How can you tell that?

Pindrop quiet at the start, didn’t matter what was going on. Even my parents were there and they were saying people were trying to get up and move around when they had us in the blocks and they were like, “No, you have to sit down, you can’t move yet.”

Why do you think it’s not like that over here?

I don’t know.

Because I went to Zurich in 2017, and it was definitely different. It was one of the best track meets I’ve ever been to. But was it like that at every European meet? Or is it just Zurich’s really good?

Zurich’s really good. I mean it wasn’t sold out in Monaco, but the crowd still was wild. Everyone knew what was up, competition was great. The whole atmosphere of it made it feel like it was really important.

Do you think that’s because Monaco and Zurich – well, Switzerland also has Lausanne – but those are the two big meets in their whole country for track & field, whereas the US will have US Championships, NCAAs, the Pre Classic…

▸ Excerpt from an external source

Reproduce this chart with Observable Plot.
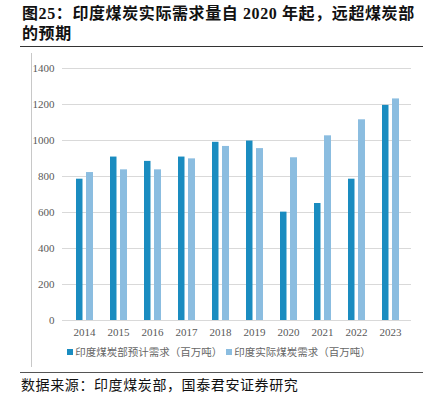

No, I think it’s a lack of knowledge of the sport, honestly. And I think that stems from a lack of interest. So you have to pose the question, how do we get people interested? 

How do you think?

I don’t know. So the people who did the Formula 1 Netflix series, I’m like, obsessed with it. They did one with tennis and golf, too. The golf one’s actually pretty good. The tennis one’s eh. But there’s a few case studies on the Formula 1 stuff. When it was introduced in 2018 to 2021, their viewership – not on Netflix, but on general, on TV and stuff – jumped 50%. That’s impressive for a sport where you don’t even get to see the driver. They’re in the car the entire time, driving around the track. 

So I think if we can find a way to do something like that, it would be much better. Because we’re just a bib running down the track to everybody. We’re not people.

The conversation was edited for length.